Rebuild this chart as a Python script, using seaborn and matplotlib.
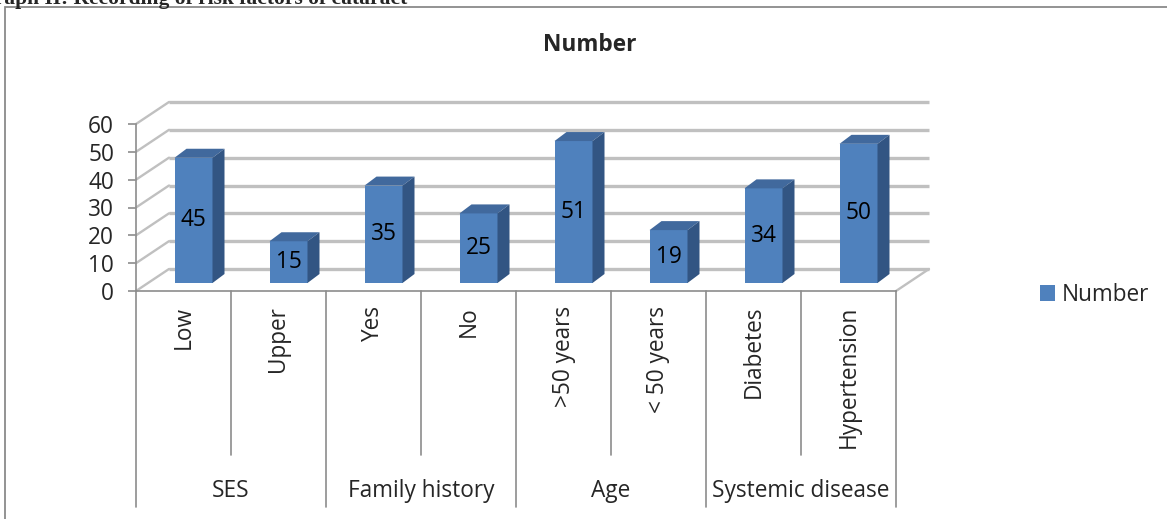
import numpy as np
import pandas as pd
import matplotlib
matplotlib.use("Agg")
import matplotlib.pyplot as plt
import matplotlib.transforms as mtrans
from matplotlib.patches import Polygon, Rectangle, Patch
from matplotlib.lines import Line2D
import seaborn as sns

# ---- data ----
categories = ["Low", "Upper", "Yes", "No", ">50 years", "< 50 years", "Diabetes", "Hypertension"]
groups = ["SES", "SES", "Family history", "Family history", "Age", "Age",
          "Systemic disease", "Systemic disease"]
values = [45, 15, 35, 25, 51, 19, 34, 50]
group_names = ["SES", "Family history", "Age", "Systemic disease"]
series_name = "Number"
y_ticks = [0, 10, 20, 30, 40, 50, 60]
doc_title = "Graph II: Recording of risk factors of cataract"

# ---- style ----
FRONT = "#4F81BD"
TOP = "#41699D"
SIDE = "#325583"
GRID = "#C0C0C0"
AXC = "#8C8C8C"
FS = 16.3

W, H = 1167, 519
sns.set_theme(style="white")
plt.rcParams["font.family"] = ["Open Sans", "DejaVu Sans"]

fig = plt.figure(figsize=(W / 100, H / 100), dpi=100)
AX_L, AX_R, AX_B, AX_T = 136, 896, 291, 124
ax = fig.add_axes([AX_L / W, 1 - AX_B / H, (AX_R - AX_L) / W, (AX_B - AX_T) / H])

df = pd.DataFrame({"category": categories, "group": groups, "value": values})
sns.barplot(data=df, x="category", y="value", color=FRONT, width=0.4,
            saturation=1, linewidth=0, ax=ax, zorder=3)
n = len(categories)
ax.set_xlim(-0.5, n - 0.5)
ax.set_ylim(y_ticks[0], y_ticks[-1])

# pixel -> data conversion
sx = (AX_R - AX_L) / n
sy = (AX_B - AX_T) / (y_ticks[-1] - y_ticks[0])
DX, DY = 33 / sx, 22 / sy          # depth of the wall
BDX, BDY = 12 / sx, 9 / sy         # depth of each bar

# walls / gridlines
x_left, x_right = -0.5, n - 0.5
for v in y_ticks:
    ax.add_line(Line2D([x_left + DX, x_right + DX], [v + DY, v + DY], color=GRID,
                       lw=2.4, zorder=1, clip_on=False, solid_capstyle="butt"))
    ax.add_line(Line2D([x_left, x_left + DX], [v, v + DY], color=GRID,
                       lw=1.7, zorder=1, clip_on=False))
ax.add_line(Line2D([x_right, x_right + DX], [0, DY], color=GRID, lw=1.7,
                   zorder=1, clip_on=False))

# bars: shift to middle depth and add 3D faces
shift = mtrans.offset_copy(ax.transData, fig=fig, x=10, y=8, units="dots")
for p, v in zip(ax.patches, values):
    x0, w, h = p.get_x(), p.get_width(), p.get_height()
    p.set_transform(shift)
    p.set_clip_on(False)
    top = Polygon([(x0, h), (x0 + w, h), (x0 + w + BDX, h + BDY), (x0 + BDX, h + BDY)],
                  closed=True, facecolor=TOP, edgecolor="none", transform=shift,
                  zorder=3, clip_on=False)
    side = Polygon([(x0 + w, 0), (x0 + w + BDX, BDY), (x0 + w + BDX, h + BDY), (x0 + w, h)],
                   closed=True, facecolor=SIDE, edgecolor="none", transform=shift,
                   zorder=3, clip_on=False)
    ax.add_patch(top)
    ax.add_patch(side)
    ax.text(x0 + w / 2, h / 2, str(v), transform=shift, ha="center", va="center",
            fontsize=FS, color="black", zorder=5)

# axes styling
for s in ["top", "right"]:
    ax.spines[s].set_visible(False)
ax.spines["left"].set_color(AXC)
ax.spines["bottom"].set_color(AXC)
ax.spines["left"].set_linewidth(1.2)
ax.spines["bottom"].set_linewidth(1.2)
ax.set_yticks(y_ticks)
ax.set_yticklabels([str(t) for t in y_ticks], fontsize=FS)
ax.tick_params(axis="y", length=5.8, width=1.2, color=AXC, pad=10, left=True)
ax.set_xticks([])
ax.set_xlabel("")
ax.set_ylabel("")
ax.patch.set_alpha(0)

# multi-level category axis
xt = ax.get_xaxis_transform()
def ya(px):
    return (AX_B - px) / (AX_B - AX_T)

for k in range(n + 1):
    bx = -0.5 + k
    bottom = 507 if k % 2 == 0 else 455
    ax.add_line(Line2D([bx, bx], [0, ya(bottom)], transform=xt, color=AXC,
                       lw=1.2, clip_on=False))
for i, c in enumerate(categories):
    ax.text(i, ya(306), c, transform=xt, rotation=90, ha="center", va="top",
            fontsize=FS)
for gi, g in enumerate(group_names):
    idx = [i for i, gg in enumerate(groups) if gg == g]
    ax.text(np.mean(idx), ya(491), g, transform=xt, ha="center", va="center",
            fontsize=FS)

# legend
ax.legend(handles=[Patch(facecolor=FRONT, edgecolor="none", label=series_name)],
          loc="center left", bbox_to_anchor=(1040 / W, 1 - 295 / H),
          bbox_transform=fig.transFigure, frameon=False, handlelength=0.65,
          handleheight=0.65, handletextpad=0.3, fontsize=FS, borderpad=0,
          borderaxespad=0)

# chart title
fig.text(590 / W, 1 - 45 / H, series_name, ha="center", va="center",
         fontsize=FS, fontweight="bold")

# chart border (left and top visible)
fig.add_artist(Rectangle((5 / W, -0.2), 1.5, 1.2 - 7 / H, transform=fig.transFigure,
                         fill=False, edgecolor="#8a8a8a", lw=1.3))

# cut-off document caption above the chart
fig.text(-22 / W, 1 - 4 / H, doc_title, ha="left", va="baseline",
         fontsize=15.5, fontweight="bold", family=["Liberation Serif", "DejaVu Serif"])

fig.savefig("out.png", dpi=100)
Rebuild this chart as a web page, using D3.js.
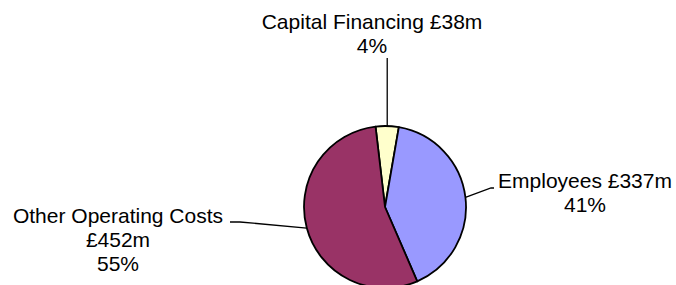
<!DOCTYPE html>
<html lang="en">
<head>
  <meta charset="UTF-8">
  <title>Expenditure pie</title>
  <script src="https://d3js.org/d3.v7.min.js"></script>
  <style>
    body { margin: 0; background: #fff; overflow: hidden; }
    text { font-family: "Liberation Sans", Arial, sans-serif; font-size: 21px; fill: #000; }
  </style>
</head>
<body>
<svg id="chart" width="676" height="285"></svg>
<script>
// data
const categories = ["Capital Financing", "Employees", "Other Operating Costs"];
const values = [38, 337, 452];          // £m
const percents = ["4%", "41%", "55%"];
const colours = ["#FFFFCC", "#9999FF", "#993366"];

const width = 676, height = 285;
const cx = 385, cy = 207, r = 81;
const startDeg = -6.7;

// label layout: text centre x, first baseline, where the leader line bends / ends
const labelLayout = [
  { lines: d => [d.cat + " £" + d.val + "m", d.pct], x: 372, y: 29, leader: (p) => [[p[0], 58]] },
  { lines: d => [d.cat + " £" + d.val + "m", d.pct], x: 585, y: 188, leader: () => [[491, 188], [494, 188]] },
  { lines: d => [d.cat, "£" + d.val + "m", d.pct], x: 118, y: 223, leader: () => [[240, 222], [230, 222]] }
];

const svg = d3.select("#chart").attr("viewBox", [0, 0, width, height]);

const rows = categories.map((c, i) => ({ cat: c, val: values[i], pct: percents[i], col: colours[i] }));

const start = startDeg * Math.PI / 180;
const pie = d3.pie().value(d => d.val).sort(null)
  .startAngle(start).endAngle(start + 2 * Math.PI);
const arcs = pie(rows);
const arc = d3.arc().innerRadius(0).outerRadius(r);

const g = svg.append("g").attr("transform", `translate(${cx},${cy})`);
g.selectAll("path").data(arcs).join("path")
  .attr("d", arc)
  .attr("fill", d => d.data.col)
  .attr("stroke", "#000")
  .attr("stroke-width", 1.8)
  .attr("stroke-linejoin", "round");

// leader lines + labels
arcs.forEach((a, i) => {
  const mid = (a.startAngle + a.endAngle) / 2;
  const edge = [cx + r * Math.sin(mid), cy - r * Math.cos(mid)];
  const L = labelLayout[i];
  const pts = [edge].concat(L.leader(edge));
  svg.append("path")
    .attr("d", d3.line()(pts))
    .attr("fill", "none")
    .attr("stroke", "#000")
    .attr("stroke-width", 1.3);

  const t = svg.append("text").attr("text-anchor", "middle");
  L.lines(a.data).forEach((s, k) => {
    t.append("tspan").attr("x", L.x).attr("y", L.y + k * 24).text(s);
  });
});
</script>
</body>
</html>
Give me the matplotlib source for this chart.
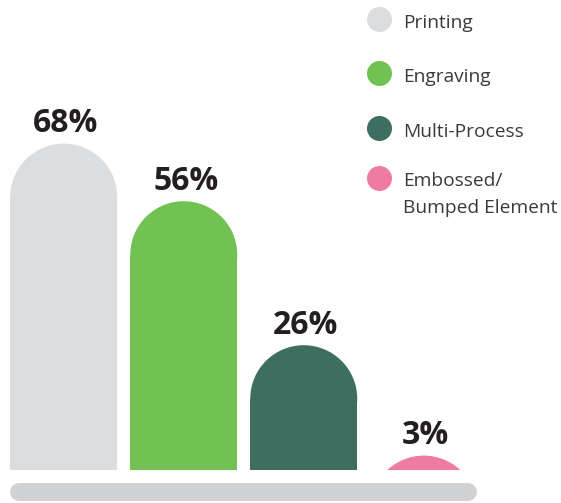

================================

WHAT IS REQUIRED:
What is the number of lines that hold the string "chart"? Reply with that number alone.

RESULT FOR THIS TASK:
8